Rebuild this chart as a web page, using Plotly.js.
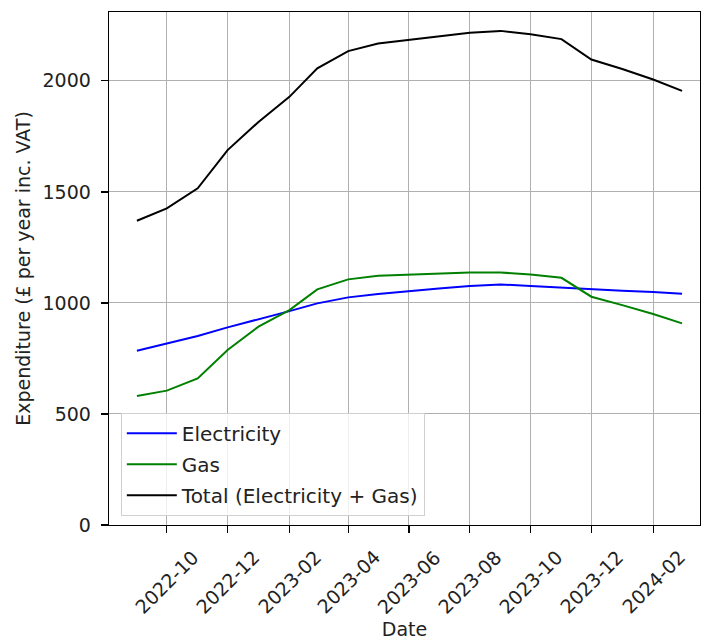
<!DOCTYPE html>
<html>
<head>
<meta charset="utf-8">
<script src="https://cdn.plot.ly/plotly-3.0.1.min.js"></script>
<style>html,body{margin:0;padding:0;background:#fff;}#chart{width:701px;height:640px;}</style>
</head>
<body>
<div id="chart"></div>
<script>
const dates = ["2022-09-01","2022-10-01","2022-11-01","2022-12-01","2023-01-01","2023-02-01","2023-03-01","2023-04-01","2023-05-01","2023-06-01","2023-07-01","2023-08-01","2023-09-01","2023-10-01","2023-11-01","2023-12-01","2024-01-01","2024-02-01","2024-03-01"];
const electricity = [785, 818, 851, 890, 926, 963, 998, 1025, 1040, 1054, 1065, 1076, 1083, 1076, 1068, 1061, 1055, 1049, 1041];
const gas = [581, 605, 660, 788, 893, 968, 1061, 1106, 1122, 1128, 1133, 1137, 1137, 1128, 1113, 1028, 990, 950, 908];
const total = [1370, 1426, 1516, 1688, 1815, 1928, 2056, 2134, 2168, 2184, 2201, 2217, 2225, 2210, 2188, 2096, 2053, 2006, 1955];
const xTickVals = ["2022-10-01","2022-12-01","2023-02-01","2023-04-01","2023-06-01","2023-08-01","2023-10-01","2023-12-01","2024-02-01"];
const xTickText = ["2022-10","2022-12","2023-02","2023-04","2023-06","2023-08","2023-10","2023-12","2024-02"];
const yTickVals = [0, 500, 1000, 1500, 2000];

const FS = 19;
const txt = {family: "DejaVu Sans", size: FS, color: "#222"};
const traces = [
  {x: dates, y: electricity, name: "Electricity", legendgroup: "e", mode: "lines", line: {color: "blue", width: 2}},
  {x: dates, y: gas, name: "Gas", legendgroup: "g", mode: "lines", line: {color: "green", width: 2}},
  {x: dates, y: total, name: "Total (Electricity + Gas)", legendgroup: "t", mode: "lines", line: {color: "black", width: 2}}
];
const annotations = xTickVals.map((d, i) => ({
  x: d, y: 0, xref: "x", yref: "paper", yshift: -57,
  text: xTickText[i], textangle: -45, showarrow: false,
  xanchor: "center", yanchor: "middle", font: txt
}));
const layout = {
  width: 701, height: 640,
  margin: {l: 109, r: 1, t: 12, b: 115},
  paper_bgcolor: "#fff", plot_bgcolor: "#fff",
  font: txt,
  showlegend: true,
  legend: {x: 0.02, y: 0.018, xanchor: "left", yanchor: "bottom",
           bgcolor: "rgba(255,255,255,0.8)", bordercolor: "#d0d0d0", borderwidth: 1,
           font: {family: "DejaVu Sans", size: 20, color: "#222"},
           traceorder: "grouped", tracegroupgap: 2, itemwidth: 50},
  annotations: annotations,
  xaxis: {
    type: "date", range: ["2022-08-04", "2024-03-19"],
    tickvals: xTickVals, showticklabels: false,
    showgrid: true, gridcolor: "#b0b0b0", gridwidth: 1,
    showline: true, linecolor: "#000", linewidth: 1.3, mirror: true,
    ticks: "outside", ticklen: 7, tickcolor: "#000", tickwidth: 1.3,
    zeroline: false,
    title: {text: "Date", font: txt, standoff: 97}
  },
  yaxis: {
    range: [0, 2310],
    tickvals: yTickVals,
    showgrid: true, gridcolor: "#b0b0b0", gridwidth: 1,
    showline: true, linecolor: "#000", linewidth: 1.3, mirror: true,
    ticks: "outside", ticklen: 7, tickcolor: "#000", tickwidth: 1.3,
    ticklabelstandoff: 6,
    zeroline: false,
    title: {text: "Expenditure (£ per year inc. VAT)", font: txt, standoff: 7}
  }
};
Plotly.newPlot("chart", traces, layout, {displayModeBar: false, staticPlot: true});
</script>
</body>
</html>
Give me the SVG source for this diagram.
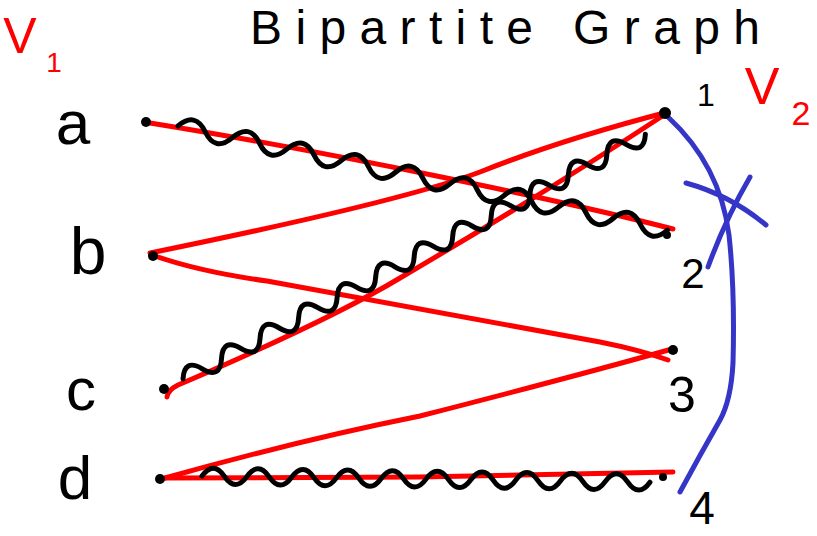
<svg xmlns="http://www.w3.org/2000/svg" width="817" height="536" viewBox="0 0 817 536">
<style>
.red{fill:none;stroke:#ff0000;stroke-width:5;stroke-linecap:round;stroke-linejoin:round}
.blk{fill:none;stroke:#000;stroke-width:5;stroke-linecap:round;stroke-linejoin:round}
.blue{fill:none;stroke:#3535c8;stroke-width:5;stroke-linecap:round;stroke-linejoin:round}
.lbl{font-family:"Liberation Sans","DejaVu Sans",sans-serif;fill:#000;text-anchor:middle}
.rlbl{font-family:"Liberation Sans","DejaVu Sans",sans-serif;fill:#ff0000;text-anchor:middle}
</style>
<rect width="817" height="536" fill="#fff"/>
<text class="lbl" x="250" y="44" font-size="48" textLength="510" lengthAdjust="spacing" style="text-anchor:start">Bipartite Graph</text>
<g id="set-labels">
<text class="rlbl" x="20" y="53" font-size="50">V</text>
<text class="rlbl" x="54" y="72" font-size="28">1</text>
<text class="rlbl" x="762" y="104" font-size="52">V</text>
<text class="rlbl" x="801" y="125" font-size="34">2</text>
</g>
<g id="connectors">
<path class="red" d="M150,123 C330,152 560,200 673,229"/>
<path class="red" d="M150,253 Q400,202 480,172 Q560,140 668,112"/>
<path class="red" d="M152,255 Q200,272 267,281 L600,342 Q640,350 668,360"/>
<path class="red" d="M167,397 Q168,390 178,385 Q330,320 400,278 Q550,190 667,113"/>
<path class="red" d="M165,478 Q300,440 420,416 Q580,375 672,349"/>
<path class="red" d="M165,478 L420,477 L673,472"/>
<path class="blk" transform="translate(178,126) rotate(12)" d="M0,0 q13.9,-18 27.8,0 t27.8,0 t27.8,0 t27.8,0 t27.8,0 t27.8,0 t27.8,0 t27.8,0 t27.8,0 t27.8,0 t27.8,0 t27.8,0 t27.8,0 t27.8,0 t27.8,0 t27.8,0 t27.8,0 t27.8,0"/>
<path class="blk" transform="translate(183,379) rotate(-27.9)" d="M0,0 q10.9,-18 21.8,0 t21.8,0 t21.8,0 t21.8,0 t21.8,0 t21.8,0 t21.8,0 t21.8,0 t21.8,0 t21.8,0 t21.8,0 t21.8,0 t21.8,0 t21.8,0 t21.8,0 t21.8,0 t21.8,0 t21.8,0 t21.8,0 t21.8,0 t21.8,0 t21.8,0 t21.8,0 t21.8,0"/>
<path class="blk" transform="translate(202,476) rotate(0.8)" d="M0,0 q11.2,-16 22.4,0 t22.4,0 t22.4,0 t22.4,0 t22.4,0 t22.4,0 t22.4,0 t22.4,0 t22.4,0 t22.4,0 t22.4,0 t22.4,0 t22.4,0 t22.4,0 t22.4,0 t22.4,0 t22.4,0 t22.4,0 t22.4,0 t22.4,0"/>
<path class="blue" d="M668,117 Q720,165 729,235 Q735,290 733,363 Q731,400 720,420 Q700,455 680,492"/>
<path class="blue" d="M686,183 Q730,195 766,225"/>
<path class="blue" d="M750,177 Q725,220 708,267"/>
</g>
<g id="node-a">
<circle cx="146" cy="122" r="5" fill="#000"/>
<text class="lbl" x="73" y="144" font-size="62">a</text>
</g>
<g id="node-b">
<circle cx="153" cy="256" r="5" fill="#000"/>
<text class="lbl" x="88" y="274" font-size="66">b</text>
</g>
<g id="node-c">
<circle cx="164" cy="389" r="5" fill="#000"/>
<text class="lbl" x="81" y="410" font-size="60">c</text>
</g>
<g id="node-d">
<circle cx="160" cy="479" r="5" fill="#000"/>
<text class="lbl" x="75" y="499" font-size="62">d</text>
</g>
<g id="node-1">
<circle cx="665" cy="113" r="6" fill="#000"/>
<text class="lbl" x="706" y="106" font-size="32">1</text>
</g>
<g id="node-2">
<circle cx="667" cy="235" r="4" fill="#000"/>
<text class="lbl" x="693" y="288" font-size="42">2</text>
</g>
<g id="node-3">
<circle cx="673" cy="350" r="5" fill="#000"/>
<text class="lbl" x="682" y="412" font-size="50">3</text>
</g>
<g id="node-4">
<circle cx="663" cy="477" r="4" fill="#000"/>
<text class="lbl" x="702" y="524" font-size="46">4</text>
</g>
</svg>
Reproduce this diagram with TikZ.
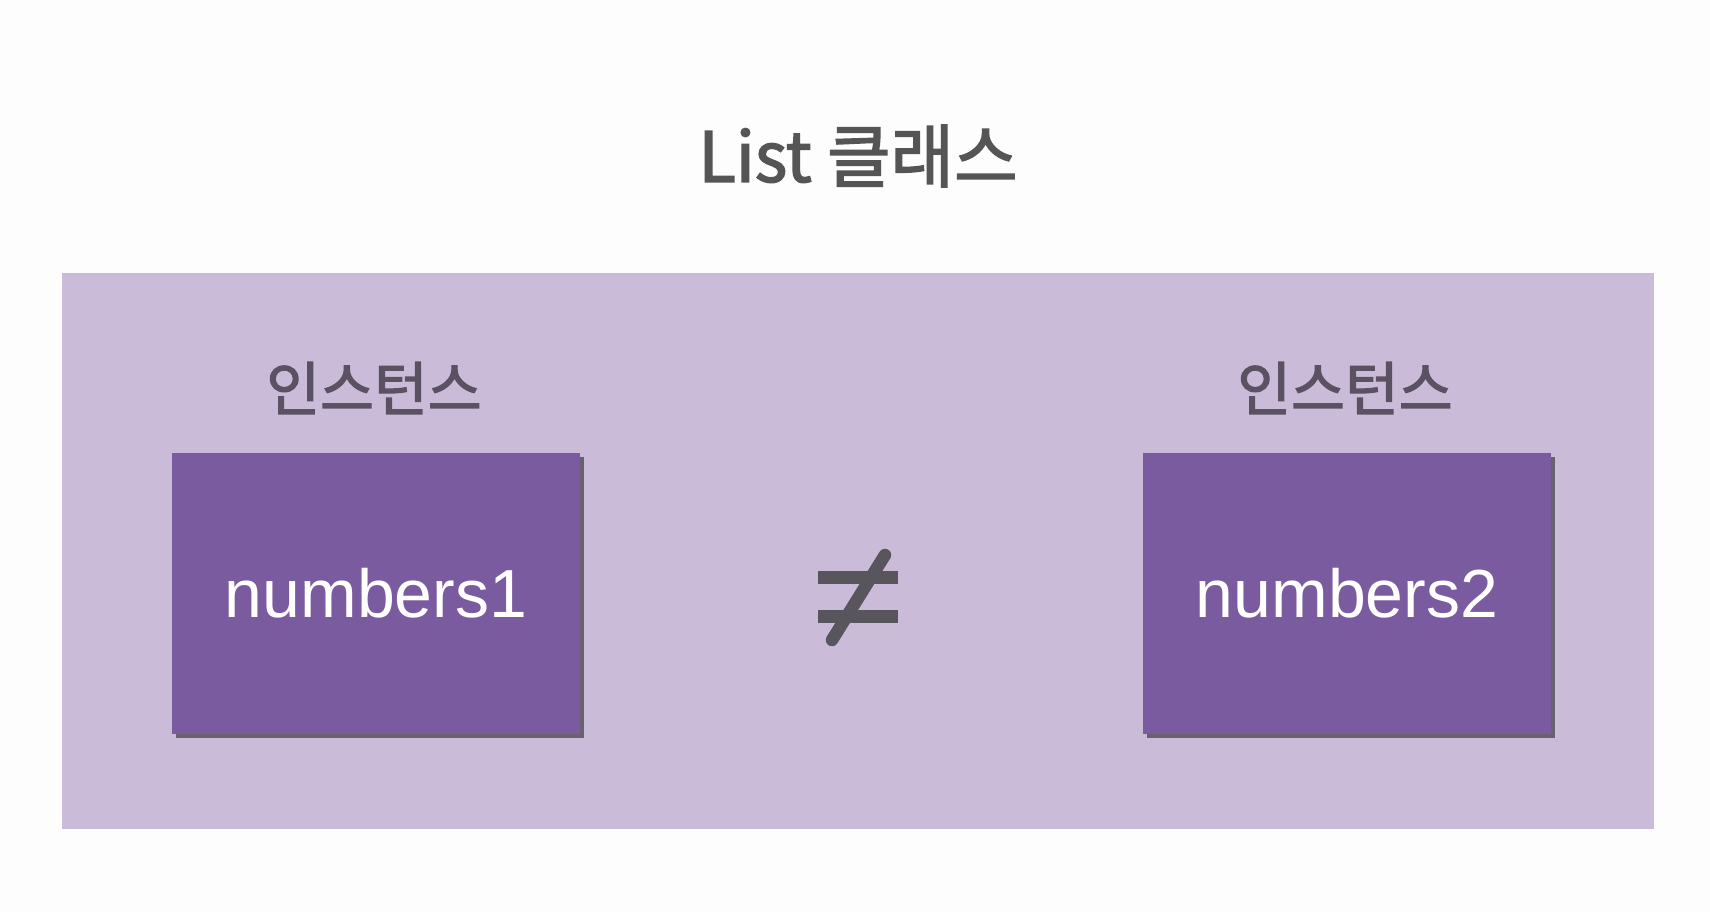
==*==
WHAT TO PRODUCE: Search the data above for the string "this" and return every line that has it.

EXPECTED OUTPUT:
Rebuild this chart as a web page, using Plotly.js.
Give me the SVG source for this diagram.
Reproduce this diagram with TikZ.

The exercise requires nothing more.